1. An entity for supporting a collaborative shared services business system, the entity comprising:
a for-profit corporation having one or more managers to manage the entity,
a means for performing one or more collaborative services as needed for the customers/shareholders; and
a means for distributing at least part of its earnings to each of its customers/shareholders;
wherein the entity is organized to allow the sale of shares of the entity to one or more customers/shareholders; accept the transfer of assets from the customers/shareholders; receive special tax treatment; and wherein the entity charges a fee for the collaborative shared services it provides to each customer/shareholder on a per transaction basis or based on the services provided during a specified period of time.
2. The entity according to claim 1, further comprising a means for outsourcing all or a portion of the entity's collaborative shared services to an unrelated supplier.

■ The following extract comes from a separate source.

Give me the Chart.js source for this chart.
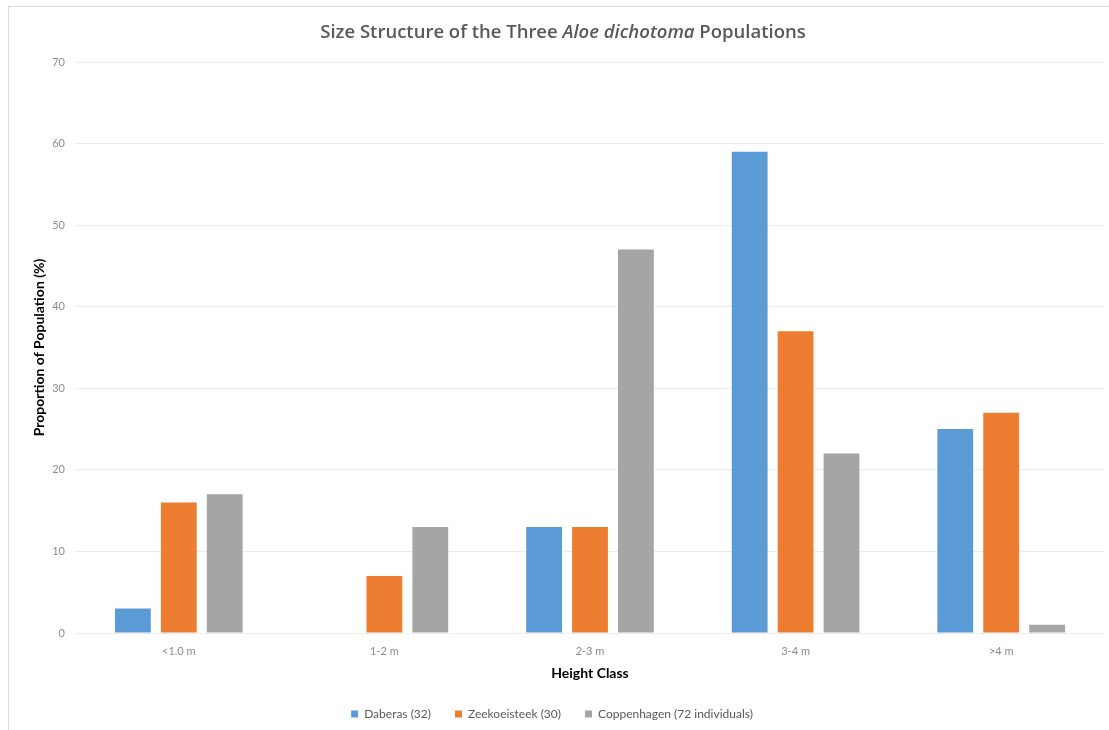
<!DOCTYPE html>
<html>
<head>
<meta charset="utf-8">
<script src="https://cdn.jsdelivr.net/npm/chart.js@4/dist/chart.umd.min.js"></script>
<style>
  html, body { margin: 0; padding: 0; background: #fff; }
  #wrap { position: relative; width: 1109px; height: 730px; overflow: hidden; }
  #c { position: absolute; left: 0; top: 0; }
  #frame { position: absolute; left: 8px; top: 6px; width: 1120px; height: 740px; border: 1px solid #d9d9d9; box-sizing: border-box; pointer-events: none; }
  #title { position: absolute; left: 0; width: 1126px; top: 18px; text-align: center; font-family: "Open Sans", Lato, sans-serif; font-weight: 600; font-size: 18.5px; color: #595959; }
</style>
</head>
<body>
<div id="wrap">
  <canvas id="c" width="1109" height="730"></canvas>
  <div id="frame"></div>
  <div id="title">Size Structure of the Three <i>Aloe dichotoma</i> Populations</div>
</div>
<script>
const categories = ["<1.0 m", "1-2 m", "2-3 m", "3-4 m", ">4 m"];
const daberas = [3, 0, 13, 59, 25];
const zeekoeisteek = [16, 7, 13, 37, 27];
const coppenhagen = [17, 13, 47, 22, 1];
const seriesLabels = ["Daberas (32)", "Zeekoeisteek (30)", "Coppenhagen (72 individuals)"];
const seriesColors = ["#5B9BD5", "#ED7D31", "#A5A5A5"];
const yTitle = "Proportion of Population (%)";
const xTitle = "Height Class";

const FONT = 'Lato, "Open Sans", sans-serif';

new Chart(document.getElementById('c'), {
  type: 'bar',
  data: {
    labels: categories,
    datasets: [daberas, zeekoeisteek, coppenhagen].map((d, i) => ({
      label: seriesLabels[i],
      data: d,
      backgroundColor: seriesColors[i],
      borderWidth: 0,
      categoryPercentage: 0.67,
      barPercentage: 0.78
    }))
  },
  options: {
    responsive: false,
    animation: false,
    devicePixelRatio: 1,
    layout: { padding: { left: 0, right: 5, top: 62, bottom: 0 } },
    plugins: {
      title: { display: false },
      tooltip: { enabled: false },
      legend: {
        position: 'bottom',
        labels: {
          boxWidth: 7, boxHeight: 7, padding: 24,
          color: '#595959',
          font: { family: FONT, size: 12 }
        }
      }
    },
    scales: {
      x: {
        grid: { display: false, drawTicks: false },
        border: { display: false },
        ticks: { color: '#8c8c8c', padding: 12, font: { family: FONT, size: 11 } },
        title: { display: true, text: xTitle, color: '#000', font: { family: FONT, size: 14, weight: 'bold' }, padding: { top: 0, bottom: 2 } },
        afterFit: (s) => { s.height = 51; }
      },
      y: {
        min: 0, max: 70,
        ticks: { stepSize: 10, color: '#8c8c8c', padding: 11, font: { family: FONT, size: 11 } },
        grid: { color: '#ececec', drawTicks: false, lineWidth: 1 },
        border: { display: false },
        title: { display: true, text: yTitle, color: '#000', font: { family: FONT, size: 14, weight: 'bold' }, padding: { top: 31, bottom: 0 } },
        afterFit: (s) => { s.width = 76; }
      }
    }
  }
});
</script>
</body>
</html>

3. The entity according to claim 1, wherein the means for distributing earnings is through dividends to the shareholders and the special tax treatment allows for the entity to take a tax deduction for the dividends allocated to the shareholders.
4. The entity according to claim 1, wherein the entity does not receive special tax treatment but customers/shareholders receive tax deductible benefits.
5. The entity according to claim 1, further comprising at least one sub-entity under the direction of the entity, said sub-entity specializing in a particular collaborative shared service.
6. The entity according to claim 1, further comprising one or more remote entities, said remote entities being geographically separate from each other.
7. The entity according to claim 6, wherein each of the remote entities has a regional manager for managing each of the remote entities.
8. The entity according to claim 6, wherein ownership of the customers/shareholders belonging to one remote entity is not necessarily the same as the ownership of the customers/shareholders belonging to another remote entity.
9. A collaborative shared services business system comprising:
a. an entity;
b. at least one customer/shareholder;
c. an assets transfer from a given customer/shareholder to the entity;
d. a management scheme for the entity to manage the assets and provide one or more needed collaborative shared services to the customer/shareholder;
wherein the entity is a for-profit corporation and charges a fee for the collaborative shared services it provides to each customer/shareholder on a per transaction basis or based on the services provided during a specified period of time.
10. The collaborative shared services business system according to claim 9, further comprising an outsourcing mechanism to outsource all or a portion of the entity's collaborative shared services to an unrelated supplier.
11. The collaborative shared services business system according to claim 9, further comprising one or more remote entities, said remote entities being geographically separate from each other.
12. The collaborative shared services business system according to claim 9, further comprising at least one sub-entity under the direction of the entity, said sub-entity specializing in a particular collaborative shared service.
13. The collaborative shared services business system according to claim 9, wherein the entity distributes at least some of its profits to each customer/shareholder through dividends or in a form of deductible benefits.
14. The collaborative shared services business system according to claim 13, wherein the entity is entitled to special tax treatment that allows for the entity to take a tax deduction for the dividends allocated to the shareholders.
15. The collaborative shared services business system according to claim 13, wherein the deductible benefits comprise volume discounts, rebates and warrants.
16. A method for operating a collaborative shared services business system comprising:
a. establishing an entity, said entity being a for-profit corporation, and having one or more managers to manage the entity;
b. purchasing a portion of the entity through a purchase of shares of stock by one or more customers/shareholders;
c. transferring assets from each customer/shareholder to the entity;
d. providing needed collaborative shared services to each customer/shareholder;
e. distributing at least a portion of its profits to its shareholders, which include the customers/shareholders;
f. charging a fee for the collaborative shared services the entity provides to each customer/shareholder on a per transaction basis or based on the services provided during a specified period of time;
wherein the entity receive special tax treatment.
17. The method according to claim 16, further comprising outsourcing all or a portion of the entity's collaborative shared services to an unrelated supplier.
18. The method according to claim 16, wherein the at least a portion of the profits are allocated by way of dividends to the shareholders and the special tax treatment allows for the entity to take a tax deduction for the dividends allocated to the shareholders.
19. The method according to claim 16, wherein the entity does not receive special tax treatment and the distributing at least a portion of its profits to its shareholders is provided through volume discounts, rebates and warrants to the customers/shareholders.
20. The method according to claim 16, further comprising delegating all or a portion of the collaborative shared services to at least one sub-entity under the direction of the entity, said sub-entity specializing in a particular service.
21. The method according to claim 16, further comprising delegating all or a portion of the collaborative shared services to one or more remote entities, said remote entities being geographically separate from the entity.
22. The method according to claim 21, further comprising providing a separate regional manager to each remote entity for the management of each remote entity.
23. The method according to claim 21, further comprising distributing the purchase of shares of stock by the customers/shareholders to one or more specific remote entities, such that ownership of a given remote entity is not necessarily the same as the ownership of the customers/shareholders of another remote entity.